As Rauf and Khan continued their appeal against deportation at an Immigration Tribunal, it emerged Aziz had already been told he will not be stripped of his UK citizenship and deported.
Aziz had renounced his Pakistani citizenship on July 13, 2018, six years after he was jailed, but just days before the Court of Appeal ruled he could be deprived of his UK citizenship.
Rauf and Khan only renounced their Pakistani citizenship in September of the same year after the Court of Appeal ruling.
Lawyers for Rauf, who is legally aided, said the law demands consistency of treatment and although Rauf could regain his Pakistani nationality simply by signing a form, he refuses to do so because he does not want to be deported.
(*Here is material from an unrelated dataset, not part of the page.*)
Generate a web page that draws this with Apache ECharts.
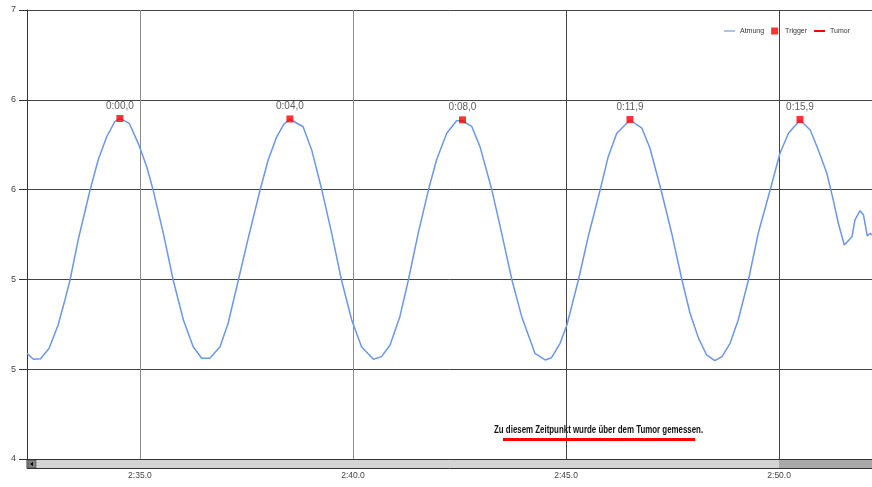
<!DOCTYPE html>
<html><head><meta charset="utf-8">
<script src="https://cdn.jsdelivr.net/npm/echarts@6/dist/echarts.min.js"></script>
<style>html,body{margin:0;padding:0;background:#fff}#c{width:872px;height:487px}</style>
</head><body><div id="c"></div>
<script>
// Atmung (breathing) curve: time in seconds (2:32.35 .. 2:52.18) and amplitude
const atmungTime = [152.35,152.50,152.67,152.87,153.08,153.24,153.36,153.55,153.83,154.02,154.22,154.41,154.53,154.75,154.96,155.16,155.31,155.55,155.78,156.02,156.25,156.45,156.64,156.88,157.07,157.31,157.56,157.82,158.01,158.21,158.38,158.52,158.83,159.03,159.27,159.50,159.73,159.97,160.20,160.48,160.67,160.87,161.10,161.30,161.53,161.77,161.96,162.20,162.43,162.57,162.79,162.98,163.26,163.49,163.73,163.96,164.27,164.51,164.66,164.86,165.02,165.29,165.52,165.80,165.99,166.19,166.50,166.78,166.97,167.21,167.48,167.72,167.91,168.11,168.30,168.49,168.66,168.85,169.04,169.28,169.51,169.79,170.02,170.22,170.49,170.73,170.92,171.12,171.27,171.39,171.53,171.71,171.78,171.90,171.98,172.07,172.14,172.18];
const atmungValue = [4.706,4.666,4.670,4.740,4.895,5.062,5.196,5.463,5.797,5.998,6.153,6.254,6.276,6.243,6.109,5.953,5.797,5.508,5.196,4.929,4.750,4.673,4.673,4.750,4.907,5.196,5.497,5.797,5.998,6.153,6.238,6.270,6.220,6.065,5.797,5.508,5.196,4.929,4.750,4.666,4.684,4.762,4.951,5.196,5.508,5.797,5.998,6.176,6.260,6.260,6.220,6.087,5.797,5.508,5.196,4.951,4.706,4.662,4.677,4.773,4.895,5.196,5.485,5.797,6.020,6.176,6.265,6.210,6.076,5.819,5.508,5.196,4.974,4.806,4.695,4.657,4.684,4.773,4.929,5.196,5.508,5.797,6.043,6.176,6.265,6.198,6.065,5.909,5.731,5.575,5.430,5.485,5.597,5.659,5.630,5.490,5.508,5.497];
// Trigger points
const triggerTime = [154.53,158.52,162.57,166.50,170.49];
const triggerValue = [6.275,6.272,6.266,6.268,6.268];
const triggerLabels = ['0:00,0','0:04,0','0:08,0','0:11,9','0:15,9'];
// Tumor marker
const tumorTime = [163.52,168.03];
const tumorValue = [4.13,4.13];
const tumorText = 'Zu diesem Zeitpunkt wurde über dem Tumor gemessen.';
// Axis ticks
const xTickValues = [155,160,165,170];
const yTickValues = [4,4.6,5.2,5.8,6.4,7];

const FONT = '"Liberation Sans",Arial,sans-serif';
const fmtTime = v => { const m = Math.floor(v/60); const s = v - m*60; return m + ':' + (s<10?'0':'') + s.toFixed(1); };

const chart = echarts.init(document.getElementById('c'), null, {renderer:'canvas'});
const atmungData = atmungTime.map((t,i)=>[t, atmungValue[i]]);
const triggerData = triggerTime.map((t,i)=>[t, triggerValue[i]]);
const tumorData = tumorTime.map((t,i)=>[t, tumorValue[i]]);

const scrollbar = [
  {type:'rect', shape:{x:27, y:459.5, width:845, height:9}, style:{fill:'#d4d4d4', stroke:'#333', lineWidth:1}, z:10},
  {type:'rect', shape:{x:779, y:460, width:93, height:8}, style:{fill:'#a9a9a9'}, z:11},
  {type:'rect', shape:{x:28, y:460, width:8, height:8}, style:{fill:'#808080', stroke:'#333', lineWidth:0.5}, z:11},
  {type:'polygon', shape:{points:[[30,464],[33,462],[33,466]]}, style:{fill:'#000'}, z:12}
];

chart.setOption({
  animation:false,
  backgroundColor:'#ffffff',
  grid:{left:27, top:10, right:0, bottom:28, containLabel:false},
  legend:{
    right:22, top:27.5, padding:0, itemWidth:11, itemHeight:7, itemGap:7,
    textStyle:{fontSize:7, color:'#333', fontFamily:FONT},
    data:[
      {name:'Atmung', icon:'path://M0,0H14V1.5H0Z'},
      {name:'Trigger', icon:'path://M0,0H10V10H0Z'},
      {name:'Tumor', icon:'path://M0,0H14V2.5H0Z'}
    ]
  },
  xAxis:{
    type:'value', min:152.35, max:172.18,
    axisLine:{show:true, lineStyle:{color:'#333', width:1}},
    axisTick:{show:false, customValues:xTickValues},
    axisLabel:{customValues:xTickValues, formatter:fmtTime, margin:12, fontSize:8.5, color:'#444', fontFamily:FONT},
    splitLine:{show:true, lineStyle:{color:['#8c8c8c','#8c8c8c','#444','#444'], width:1}}
  },
  yAxis:{
    type:'value', min:4, max:7,
    axisLine:{show:true, lineStyle:{color:'#333', width:1}},
    axisTick:{show:true, length:8, customValues:yTickValues, lineStyle:{color:'#333'}},
    axisLabel:{customValues:yTickValues, formatter:v=>String(Math.round(v)), margin:11, fontSize:9, color:'#444', fontFamily:FONT},
    splitLine:{show:true, lineStyle:{color:'#444', width:1}}
  },
  series:[
    {name:'Atmung', type:'line', data:atmungData, showSymbol:false, symbol:'none', smooth:false,
     lineStyle:{color:'#6b97e8', width:1.5}, itemStyle:{color:'#6b97e8'}, z:3},
    {name:'Trigger', type:'scatter', data:triggerData, symbol:'rect', symbolSize:7,
     itemStyle:{color:'#ff0000'}, z:4,
     label:{show:true, position:'top', distance:4, fontSize:10, color:'#333', fontFamily:FONT,
       formatter:p=>triggerLabels[p.dataIndex]}},
    {name:'Tumor', type:'line', data:tumorData, showSymbol:false, symbol:'none',
     lineStyle:{color:'#ff0000', width:3}, itemStyle:{color:'#ff0000'}, z:4}
  ],
  graphic:scrollbar
});

// Annotation text placed from the Tumor series' data, condensed like the original
const p0 = chart.convertToPixel({seriesIndex:2}, tumorData[0]);
const p1 = chart.convertToPixel({seriesIndex:2}, tumorData[1]);
const annFont = 'bold 10.5px "Liberation Sans", Arial, sans-serif';
const cv = document.createElement('canvas').getContext('2d');
cv.font = annFont;
const measured = cv.measureText(tumorText).width;
const targetW = (p1[0]-p0[0]) * 1.088;
chart.setOption({
  graphic: scrollbar.concat([{
    type:'text', x:(p0[0]+p1[0])/2 - 0.5, y:p0[1]-3.5, scaleX: targetW/measured, z:20,
    style:{text:tumorText, font:annFont, fill:'#111', textAlign:'center', textVerticalAlign:'bottom'}
  }])
});
</script></body></html>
Khan told the hearing, “I have a question for the Home Secretary, whether Mr Aziz was an angel and I am a devil?”
Aziz was jailed for nine years in 2012, for conspiracy to engage in sexual activity with a child by penetrative sex and trafficking for sexual exploitation a 15-year-old girl.
He took his victim to flats in Rochdale where she was plied with vodka and drugs and coerced into sex with gangs of men in return for payment to him.
Rauf’s lawyers also said deportation would be a breach under articles of the European Convention on Human Rights, arising out of their individual circumstances relating to their private and family life.
At an earlier hearing Judge Charlotte Welsh granted an application for anonymity for the lawyers representing Rauf, that they could not be named in any report of the hearing.
Khan, then in his 40s, impregnated one girl, refusing to accept the child was his until a DNA test was done. He then met the other girl he trafficked to others for sex, using violence when she objected.
Rauf, a father-of-five, trafficked a 15-year-old girl for sex, driving her to secluded areas to have sex with her in his taxi and ferrying her to a flat in Rochdale where he and others had sex with her.
The hearing was adjourned with a decision on deportation expected later this year.